Возможно, только один штрих я бы посоветовал еще внести: сделать сквозными для обеих опер и сами лица героев. Ну, хотя бы женское лицо: пусть Маддалену и Консепсьон поет одна и та же артистка. Это бы подчеркнуло единый стержень двухчастной композиции. Впрочем, и так костюмы и грим «рифмуют» для нас, допустим, малахольного алхимика Стеньо с поэтом Гонзальвом, а художника-жизнелюба Дженаро с неунывающим погонщиком мулов Рамиро. Может быть даже, в этой «рифме» заключен и мрачноватый намек погонщику: не впадай в эйфорию, женская природа переменна…
P.S. Я сказал, что недавно узнал и о композиторских опытах Владислава Наставшева.

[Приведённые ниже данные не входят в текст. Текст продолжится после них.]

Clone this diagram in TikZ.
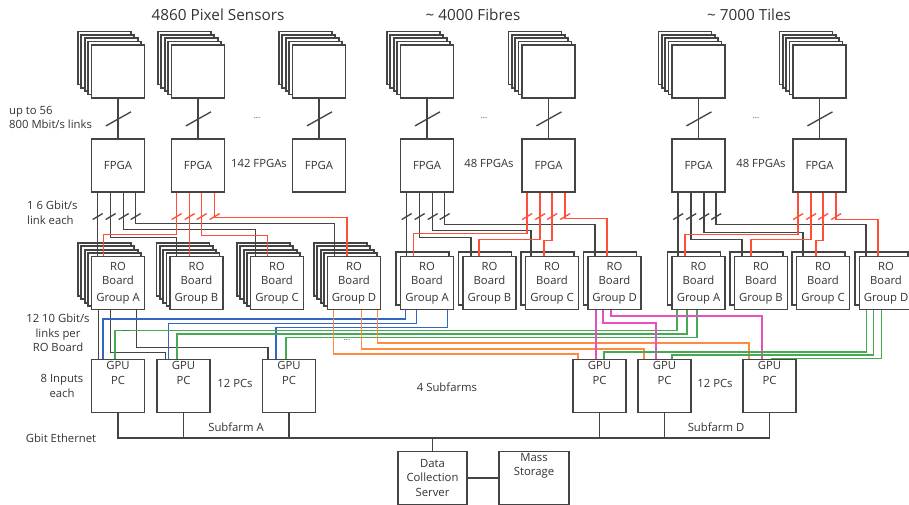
\documentclass[tikz,border=0pt]{standalone}
\usepackage{fontspec}
\setmainfont{Open Sans}
\usetikzlibrary{positioning}
\definecolor{BoxGray}{HTML}{444444}
\definecolor{LabelGray}{HTML}{333333}
\definecolor{LinkRed}{HTML}{FF4F3B}
\definecolor{LinkBlue}{HTML}{3465C4}
\definecolor{LinkGreen}{HTML}{48A954}
\definecolor{LinkOrange}{HTML}{FF8A40}
\definecolor{LinkPink}{HTML}{E452BF}

\begin{document}
\begin{tikzpicture}[x=1pt, y=-1pt,
  font=\fontsize{11.3}{14.5}\selectfont, text=LabelGray,
  card/.style={draw=BoxGray, line width=1.7pt, fill=white, inner sep=1pt,
    minimum width=53pt, minimum height=53pt, align=center},
  topcard/.style={card, label={[anchor=north, align=center, inner sep=2.5pt]north:#1}},
  sheet/.style={draw=BoxGray, line width=1.7pt, fill=white},
  wire/.style={line width=1.35pt, draw=#1},
  wire/.default=BoxGray,
  note/.style={align=center, inner sep=1pt},
  head/.style={font=\fontsize{15.3}{17}\selectfont}]
  \useasboundingbox (0,0) rectangle (909,505);

  % detector titles
  \node[head] (tpix) at (218,15) {4860 Pixel Sensors};
  \node[head] (tfib) at (473,15) {\textasciitilde{} 4000 Fibres};
  \node[head] (ttil) at (749,15) {\textasciitilde{} 7000 Tiles};

  % sensor stacks with their FPGAs
  \foreach \x/\n in {118/1, 198/2, 319/3, 427/4, 548.5/5, 698.5/6, 819.5/7} {
    \foreach \k in {4,3,2,1}
      \draw[sheet] (\x-26.5-3.4*\k, 45-3.4*\k) rectangle ++(53,53);
    \node[card] (s\n) at (\x,71.5) {};
    \node[card, below=39pt of s\n] (f\n) {FPGA};
    \draw[wire] (s\n) -- (f\n);
    \draw[wire] ([shift={(-12,-12)}]f\n.north) -- ++(25,-14);
  }

  % readout boards
  \foreach \x/\n/\g in {118/pa/A, 196.5/pb/B, 277/pc/C, 354/pd/D} {
    \foreach \k in {4,3,2,1}
      \draw[sheet] (\x-26.5-3.4*\k, 256.5-3.4*\k) rectangle ++(53,53);
    \node[card] (r\n) at (\x,283) {RO\\Board\\[2pt]Group \g};
  }
  \foreach \x/\n/\g in {427/fa/A, 489.5/fb/B, 552/fc/C, 614.5/fd/D,
                        698.5/ta/A, 761/tb/B, 823/tc/C, 886/td/D} {
    \draw[sheet] (\x-31, 252) rectangle ++(53,53);
    \node[card] (r\n) at (\x,283) {RO\\Board\\[2pt]Group \g};
  }

  % GPU farm and storage
  \foreach \x/\n in {118/a1, 183.5/a2, 289/a3, 599.5/d1, 664.5/d2, 769.5/d3}
    \node[topcard=GPU\\PC] (p\n) at (\x,386) {};
  \node[card, minimum width=69pt] (dcs) at (432.5,478) {Data\\Collection\\Server};
  \node[topcard=Mass\\Storage, minimum width=70pt] (mass) at (534,478) {};

  % FPGA -> RO board links
  \foreach \n in {1,4,6}
    \foreach \dx in {7,20,33,45}
      \draw[wire] ([shift={(\dx-5,27)}]f\n.south west) -- ++(10,-6);
  \foreach \n in {2,5,7}
    \foreach \dx in {6,19,31,44}
      \draw[wire=LinkRed] ([shift={(\dx-5,27)}]f\n.south west) -- ++(10,-6);
  \foreach \dx/\dy/\to/\tx in {7/20/pa/7, 20/45/pb/7.5, 33/37/pc/6, 45/31/pd/8}
    \draw[wire] ([xshift=\dx]f1.south west) -- ++(0,\dy) -| ([xshift=\tx]r\to.north west);
  \foreach \dx/\dy/\to/\tx in {6/42/pa/13, 19/20/pb/20.5, 31/43/pc/18, 44/25/pd/20.5}
    \draw[wire=LinkRed] ([xshift=\dx]f2.south west) -- ++(0,\dy) -| ([xshift=\tx]r\to.north west);
  \foreach \dx/\dy/\to/\tx in {7/20/fa/7, 20/45/fb/9, 33/38/fc/6.5, 45/32/fd/8}
    \draw[wire] ([xshift=\dx]f4.south west) -- ++(0,\dy) -| ([xshift=\tx]r\to.north west);
  \foreach \dx/\dy/\to/\tx in {6/41/fa/14, 19/47/fb/17, 31/48/fc/19.5, 44/26/fd/20}
    \draw[wire=LinkRed] ([xshift=\dx]f5.south west) -- ++(0,\dy) -| ([xshift=\tx]r\to.north west);
  \foreach \dx/\dy/\to/\tx in {7/20/ta/7, 20/47/tb/8.5, 33/40/tc/7.5, 45/32/td/7.5}
    \draw[wire] ([xshift=\dx]f6.south west) -- ++(0,\dy) -| ([xshift=\tx]r\to.north west);
  \foreach \dx/\dy/\to/\tx in {6/42/ta/14, 19/47/tb/17.5, 31/48/tc/20.5, 44/27/td/19.5}
    \draw[wire=LinkRed] ([xshift=\dx]f7.south west) -- ++(0,\dy) -| ([xshift=\tx]r\to.north west);

  % RO board -> GPU PC links
  \foreach \dx/\dy/\to/\tx in {8/20/a1/8, 20/42/a2/9.5, 46/37/a3/6.5}
    \draw[wire] ([xshift=\dx]rpa.south west) -- ++(0,\dy) -| ([xshift=\tx]p\to.north west);
  \foreach \dx/\dy/\to/\tx in {6/8.5/a1/12.5, 17/13/a2/12.5, 48/17/a3/14.5}
    \draw[wire=LinkBlue] ([xshift=\dx]rfa.south west) -- ++(0,\dy) -| ([xshift=\tx]p\to.north west);
  \foreach \dx/\dy/\to/\tx in {6/20/a1/24.5, 16/23.5/a2/21, 26/27/a3/24.5}
    \draw[wire=LinkGreen] ([xshift=\dx]rta.south west) -- ++(0,\dy) -| ([xshift=\tx]p\to.north west);
  \foreach \dx/\dy/\to/\tx in {7/43.5/d1/6, 35/38.5/d2/7, 51/32.5/d3/7}
    \draw[wire=LinkOrange] ([xshift=\dx]rpd.south west) -- ++(0,\dy) -| ([xshift=\tx]p\to.north west);
  \foreach \dx/\dy/\to/\tx in {9/20/d1/24, 16/12.5/d2/19, 24/5.5/d3/20}
    \draw[wire=LinkPink] ([xshift=\dx]rfd.south west) -- ++(0,\dy) -| ([xshift=\tx]p\to.north west);
  \foreach \dx/\dy/\to/\tx in {8/41.5/d1/32, 15/44.5/d2/35, 23/48/d3/30}
    \draw[wire=LinkGreen] ([xshift=\dx]rtd.south west) -- ++(0,\dy) -| ([xshift=\tx]p\to.north west);

  % Gbit Ethernet
  \coordinate (bus) at (0,438);
  \draw[wire, line width=1.6pt] (pa1.south) -- (pa1.south |- bus) -| (pd3.south);
  \foreach \n in {a2,a3,d1,d2}
    \draw[wire, line width=1.6pt] (p\n.south) -- (p\n.south |- bus);
  \draw[wire, line width=1.6pt] (dcs.north) -- (dcs.north |- bus);
  \draw[wire, line width=1.6pt] (dcs) -- (mass);

  % annotations
  \node[note, anchor=west, align=left] (nlinks) at (8,117.5) {up to 56\\800 Mbit/s links};
  \node[note, anchor=west, align=left] (nfast) at (26,213) {1 6 Gbit/s\\link each};
  \node[note] (nlinkro) at (58,333) {12 10 Gbit/s\\links per\\RO Board};
  \node[note] (ninputs) at (62,386) {8 Inputs\\each};
  \node[note] (neth) at (61,438) {Gbit Ethernet};
  \node[note] (npix) at (259,163) {142 FPGAs};
  \node[note] (nfib) at (489,163) {48 FPGAs};
  \node[note] (ntil) at (761,163) {48 FPGAs};
  \node[note] (npca) at (235,383) {12 PCs};
  \node[note] (npcd) at (715,383) {12 PCs};
  \node[note] (nsfa) at (236,427) {Subfarm A};
  \node[note] (nsfd) at (716,427) {Subfarm D};
  \node[note] (nsub) at (447,387) {4 Subfarms};
  \foreach \x/\y [count=\i] in {257/118, 484/118, 756/118, 126/331, 347/340}
    \node[note, font=\fontsize{8}{8}\selectfont] (dots\i) at (\x,\y) {...};
\end{tikzpicture}
\end{document}
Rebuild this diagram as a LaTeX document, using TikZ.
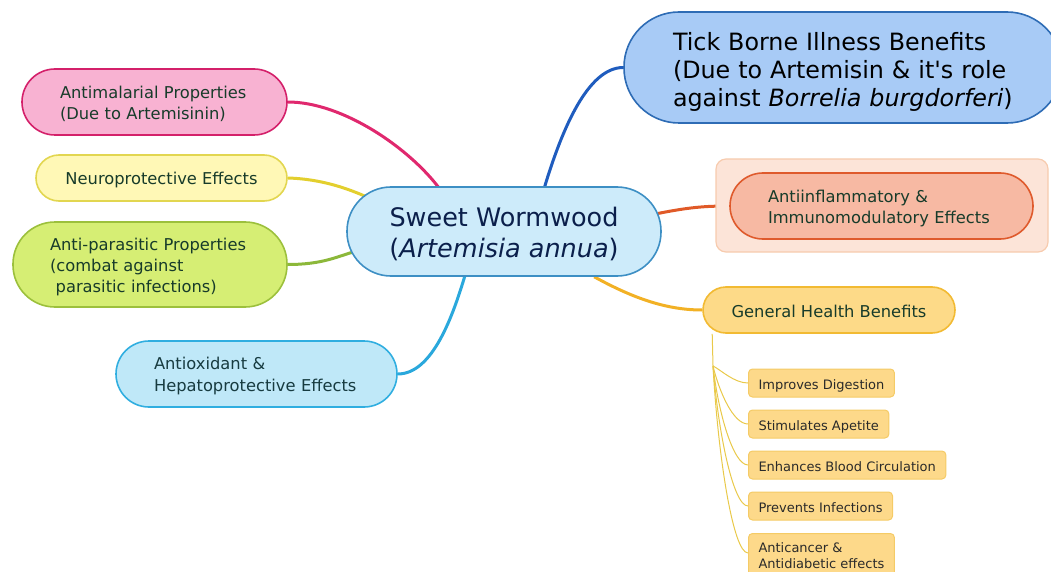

Бесспорно, то важная сторона творческой натуры одного из главных героев этой публикации, поэтому добавлю несколько фраз о том, как это было. Набросал их себе в блокнот после одного из концертов недавнего фестиваля «Территория» – и вот пригодилось сейчас:
«Час десять минут тихой магии. Хотя, когда слушаешь, времени не осознаешь – может, так прошло два часа, может – несколько минут. Стихи – иногда знакомые, вроде бунинских «И ветер, и дождик, и мгла». Чаще – незнакомые: «Меня застукали в полнейшей темноте в компании таких же как и я случайных иностранцев Прошвырнуться должно быть вышли они к морю и на дюнах рассевшись друг у друга сигареты стреляли»… Парадоксы, непонятки – а слушать хочется и хочется. Еще и потому что завораживает музыка – очень простая и изысканная, в чем-то продолжающая Вертинского, в чем-то Таривердиева, в чем-то мастеров джазового фьюжна. Но неизменно пронзительно искренняя. Владислав Наставшев – рижский музыкант, которого большинство моих коллег – музыкальных критиков узнали лишь год назад, причем в другом качестве – как режиссера тонкой, очень точной и опять же предельно экономной постановки «Искателей жемчуга» на Камерной сцене Большого театра. Тем, кто ближе к драме, знакомы и другие его работы в Гоголь-центре. А я, вместе с еще несколькими сотнями слушателей, теперь знаю, что он и сочинитель точно такой же выработанный и проникновенный, какой постановщик».